Queridos irmãos e irmãs
Nas duas últimas catequeses, refletimos sobre a oração como
fenômeno universal, que - inclusive de diversas formas - está presente nas
culturas de todas as épocas. Hoje, no entanto, eu gostaria de começar um
percurso bíblico sobre este tema, que nos conduzirá a aprofundar no diálogo de
aliança entre Deus e o homem, presente na história da salvação, até o seu cume,
a Palavra definitiva que é Jesus Cristo. Este caminho nos fará deter-nos em
alguns textos importantes e figuras paradigmáticas do Antigo e do Novo
Testamentos. Será Abraão, o grande patriarca, pai de todos os crentes (cf. Rm
4,11-12.16-17), quem nos oferecerá o primeiro exemplo de oração, no episódio de
intercessão pela cidade de Sodoma e Gomorra. E eu gostaria de vos convidar a
aproveitar este percurso que faremos nas próximas catequeses para aprender a
conhecer melhor a Bíblia, que espero que tenhais em vossas casas; e, durante a
semana, podeis lê-la e meditá-la na oração, para conhecer a maravilhosa
história da relação entre Deus e o homem, entre o Deus que se comunica conosco
e o homem que responde, que reza.
O primeiro texto sobre o qual refletiremos se encontra no
capítulo 18 do livro do Gênesis; conta-se que a maldade dos habitantes de
Sodoma e Gomorra estava chegando ao seu limite, tanto que se fez necessária uma
intervenção de Deus para realizar um grande ato de justiça e frear o mal,
destruindo aquelas cidades. Aqui intervém Abraão, com sua oração de
intercessão. Deus decide revelar-lhe o que vai lhe acontecer e lhe faz conhecer
a gravidade do mal e suas terríveis consequências, porque Abraão é seu
escolhido, escolhido para construir um grande povo e fazer que o mundo inteiro
alcance a bênção divina. A sua é uma missão de salvação, que deve responder ao
pecado que invadiu a realidade do homem; através dele, o Senhor quer levar a
humanidade à fé, à obediência, à justiça. E então, este amigo de Deus se abre à
realidade e às necessidades do mundo, reza pelos que estão a ponto de ser
castigados e pede que sejam salvos.
Abraão enfrenta, logo depois, o problema em toda a sua
gravidade e diz ao Senhor: "Vais realmente exterminar o justo com o ímpio?
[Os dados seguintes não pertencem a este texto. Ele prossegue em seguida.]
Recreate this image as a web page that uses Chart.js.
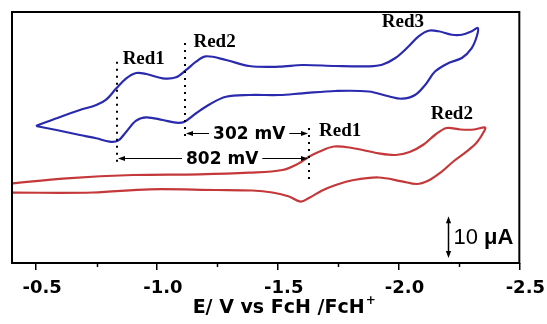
<!DOCTYPE html>
<html>
<head>
<meta charset="utf-8">
<script src="https://cdn.jsdelivr.net/npm/chart.js@4.4.1/dist/chart.umd.min.js"></script>
<style>
  html, body { margin: 0; padding: 0; background: #fff; }
</style>
</head>
<body>
<canvas id="cv" width="547" height="324"></canvas>
<script>
'use strict'

// CV loops: potential (V vs FcH/FcH+) and current (uA, offset)
const blueE = [-0.499,-0.584,-0.681,-0.749,-0.791,-0.832,-0.873,-0.914,-0.956,-1.024,-1.079,-1.121,-1.162,-1.203,-1.286,-1.382,-1.506,-1.602,-1.740,-1.877,-1.932,-1.987,-2.042,-2.083,-2.124,-2.166,-2.221,-2.262,-2.303,-2.328,
  -2.324,-2.303,-2.262,-2.207,-2.152,-2.111,-2.070,-2.014,-1.959,-1.877,-1.740,-1.602,-1.506,-1.382,-1.286,-1.217,-1.162,-1.114,-1.079,-1.024,-0.956,-0.914,-0.873,-0.839,-0.804,-0.749,-0.681,-0.584,-0.499]
const blueI = [32.75,34.59,36.57,37.77,39.13,41.76,44.15,45.42,45.18,44.15,44.39,46.14,48.12,49.41,48.53,47.09,46.92,47.33,47.09,47.02,47.40,49.00,51.80,54.19,55.53,55.39,54.57,54.57,55.39,56.18,
  54.19,51.39,49.00,47.81,45.82,42.62,40.23,39.27,39.85,41.00,41.12,40.57,40.16,40.16,39.75,37.89,35.79,33.78,33.54,34.18,34.83,34.02,31.39,29.24,29.00,29.81,30.60,31.79,32.75]

const redE = [-0.350,-0.400,-0.626,-0.900,-1.176,-1.382,-1.519,-1.588,-1.629,-1.671,-1.733,-1.808,-1.918,-1.988,-2.046,-2.104,-2.153,-2.199,-2.256,-2.314,-2.358,
  -2.349,-2.322,-2.281,-2.232,-2.174,-2.124,-2.075,-2.014,-1.918,-1.815,-1.740,-1.684,-1.629,-1.595,-1.547,-1.478,-1.395,-1.244,-0.969,-0.735,-0.400,-0.350]
const redI = [18.77,19.05,20.25,21.04,21.20,21.59,22.23,23.83,25.41,26.61,27.85,27.49,26.22,25.82,26.53,28.33,30.72,32.27,31.91,31.91,32.39,
  30.96,28.69,26.61,24.50,21.63,19.72,18.88,19.53,20.44,19.84,18.65,17.33,15.54,14.65,15.90,16.85,17.33,17.45,17.62,16.85,16.81,16.81]

const xTicks = [-0.5, -1.0, -1.5, -2.0, -2.5]
const xMinor = [-0.75, -1.25, -1.75, -2.25]

// peak markers (dotted lines)
const markE = [-0.833, -1.118, -1.629]
const markTop = [48.1, 52.6, 32.3]
const markBottom = [23.9, 30.1, 19.4]

// peak labels
const labelText = ['Red1', 'Red2', 'Red3', 'Red1', 'Red2']
const labelE = [-0.858, -1.151, -1.931, -1.671, -2.133]
const labelI = [48.77, 52.71, 57.49, 31.55, 35.62]

// separations
const gapText = ['302 mV', '802 mV']
const gapFrom = [-1.118, -0.833]
const gapTo = [-1.629, -1.629]
const gapMid = [-1.382, -1.270]
const gapI = [31.1, 25.1]

// 10 uA scale bar
const barE = -2.203
const barI = [1.2, 11.2]

const pts = (E, I) => E.map((e, i) => ({ x: e, y: I[i] }))

function head(ctx, x, y, dx, dy) {
  // filled arrow head with tip at x,y pointing along dx,dy
  const L = 7, W = 2.6
  ctx.beginPath()
  ctx.moveTo(x, y)
  ctx.lineTo(x - dx * L - dy * W, y - dy * L - dx * W)
  ctx.lineTo(x - dx * L + dy * W, y - dy * L + dx * W)
  ctx.closePath()
  ctx.fill()
}

const annot = {
  id: 'annot',
  afterDatasetsDraw(chart) {
    const { ctx, scales: { x, y } } = chart
    ctx.save()
    ctx.fillStyle = '#000'
    ctx.strokeStyle = '#000'

    // dotted lines
    ctx.lineWidth = 2
    ctx.setLineDash([2, 5])
    markE.forEach((e, i) => {
      const px = Math.round(x.getPixelForValue(e))
      ctx.beginPath()
      ctx.moveTo(px, y.getPixelForValue(markTop[i]))
      ctx.lineTo(px, y.getPixelForValue(markBottom[i]))
      ctx.stroke()
    })
    ctx.setLineDash([])

    // labels
    ctx.font = 'bold 19px "Liberation Serif"'
    ctx.textAlign = 'left'
    ctx.textBaseline = 'middle'
    labelText.forEach((t, i) => ctx.fillText(t, x.getPixelForValue(labelE[i]), y.getPixelForValue(labelI[i])))

    // separations with arrows
    ctx.font = 'bold 17px "DejaVu Sans"'
    ctx.textAlign = 'center'
    ctx.lineWidth = 1
    gapText.forEach((t, i) => {
      const x1 = Math.round(x.getPixelForValue(gapFrom[i])) + 1
      const x2 = Math.round(x.getPixelForValue(gapTo[i])) - 1
      const cx = x.getPixelForValue(gapMid[i])
      const cy = Math.round(y.getPixelForValue(gapI[i])) + 0.5
      const w = ctx.measureText(t).width
      ctx.fillText(t, cx, cy + 1)
      ctx.beginPath()
      ctx.moveTo(x1 + 3, cy); ctx.lineTo(cx - w / 2 - 4, cy)
      ctx.moveTo(cx + w / 2 + 4, cy); ctx.lineTo(x2 - 3, cy)
      ctx.stroke()
      head(ctx, x1, cy, -1, 0)
      head(ctx, x2, cy, 1, 0)
    })

    // scale bar
    const bx = Math.round(x.getPixelForValue(barE)) + 0.5
    const b0 = y.getPixelForValue(barI[0]), b1 = y.getPixelForValue(barI[1])
    ctx.lineWidth = 1.5
    ctx.beginPath()
    ctx.moveTo(bx, b0 - 4); ctx.lineTo(bx, b1 + 4)
    ctx.stroke()
    head(ctx, bx, b1, 0, -1)
    head(ctx, bx, b0, 0, 1)
    ctx.textAlign = 'left'
    ctx.textBaseline = 'middle'
    const ty = (b0 + b1) / 2 + 1
    ctx.font = '22px "Liberation Sans"'
    ctx.fillText('10 ', bx + 5, ty)
    const w10 = ctx.measureText('10 ').width
    ctx.font = 'bold 22px "Liberation Sans"'
    ctx.fillText('\u03bcA', bx + 5 + w10, ty)
    ctx.restore()
  },
  afterDraw(chart) {
    const { ctx, chartArea: a, scales: { x } } = chart
    ctx.save()
    ctx.strokeStyle = '#000'
    ctx.fillStyle = '#000'
    // frame
    ctx.lineWidth = 2
    ctx.strokeRect(a.left, a.top, a.right - a.left, a.bottom - a.top)
    // minor ticks
    ctx.lineWidth = 1.5
    xMinor.forEach(v => {
      const px = Math.round(x.getPixelForValue(v)) + 0.5
      ctx.beginPath()
      ctx.moveTo(px, a.bottom)
      ctx.lineTo(px, a.bottom + 4)
      ctx.stroke()
    })
    // axis title with superscript
    const main = 'E/ V vs FcH /FcH'
    ctx.font = 'bold 19px "DejaVu Sans"'
    const w1 = ctx.measureText(main).width
    ctx.font = 'bold 12px "DejaVu Sans"'
    const w2 = ctx.measureText('+').width
    const cx = (a.left + a.right) / 2 + 18
    const x0 = cx - (w1 + w2) / 2
    ctx.textAlign = 'left'
    ctx.textBaseline = 'alphabetic'
    ctx.font = 'bold 19px "DejaVu Sans"'
    ctx.fillText(main, x0, 313)
    ctx.font = 'bold 12px "DejaVu Sans"'
    ctx.fillText('+', x0 + w1 + 1, 304)
    ctx.restore()
  }
}

const ctx = document.getElementById('cv').getContext('2d')
new Chart(ctx, {
  type: 'scatter',
  data: {
    datasets: [{
      data: pts(blueE, blueI),
      showLine: true,
      borderColor: '#2a2aae',
      borderWidth: 2.2,
      pointRadius: 0,
      tension: 0.35,
      fill: false
    }, {
      data: pts(redE, redI),
      showLine: true,
      borderColor: '#c4383a',
      borderWidth: 2.2,
      pointRadius: 0,
      tension: 0.35,
      fill: false
    }]
  },
  options: {
    responsive: false,
    animation: false,
    events: [],
    layout: { padding: { left: 12, top: 12, right: 26, bottom: 0 } },
    plugins: { legend: { display: false }, tooltip: { enabled: false } },
    scales: {
      x: {
        type: 'linear',
        min: -2.5,
        max: -0.4,
        reverse: true,
        afterBuildTicks: scale => { scale.ticks = xTicks.map(v => ({ value: v })) },
        afterFit: scale => { scale.height = 61 },
        grid: { drawOnChartArea: false, drawTicks: true, tickLength: 7, color: '#000', lineWidth: 1.5 },
        border: { display: false },
        ticks: {
          color: '#000',
          font: { family: 'DejaVu Sans', size: 18, weight: 'bold' },
          padding: 8,
          labelOffset: 6,
          maxRotation: 0,
          autoSkip: false,
          callback: v => v.toFixed(1)
        }
      },
      y: { display: false, min: 0, max: 60 }
    }
  },
  plugins: [annot]
})
</script>
</body>
</html>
Se houvesse cinquenta justos na cidade, acaso os exterminarias? Não perdoarias
o lugar por causa dos cinquenta justos que ali vivem? Longe de ti proceder
assim, fazendo morrer o justo com o ímpio, como se o justo fosse igual ao
ímpio! Longe de ti! O juiz de toda
a terra não faria justiça?" (vv.
23-25). Com estas palavras, com grande coragem, Abraão apresenta a Deus a
necessidade de evitar a justiça sumária: se a cidade é culpada, é justo
condenar e infligir a pena, mas - afirma o grande patriarca - seria injusto
castigar de modo indiscriminado todos os habitantes. Se na cidade há inocentes,
estes não podem ser tratados como culpados. Deus, que é um juiz justo, não pode
agir assim, diz Abraão, justamente, a Deus.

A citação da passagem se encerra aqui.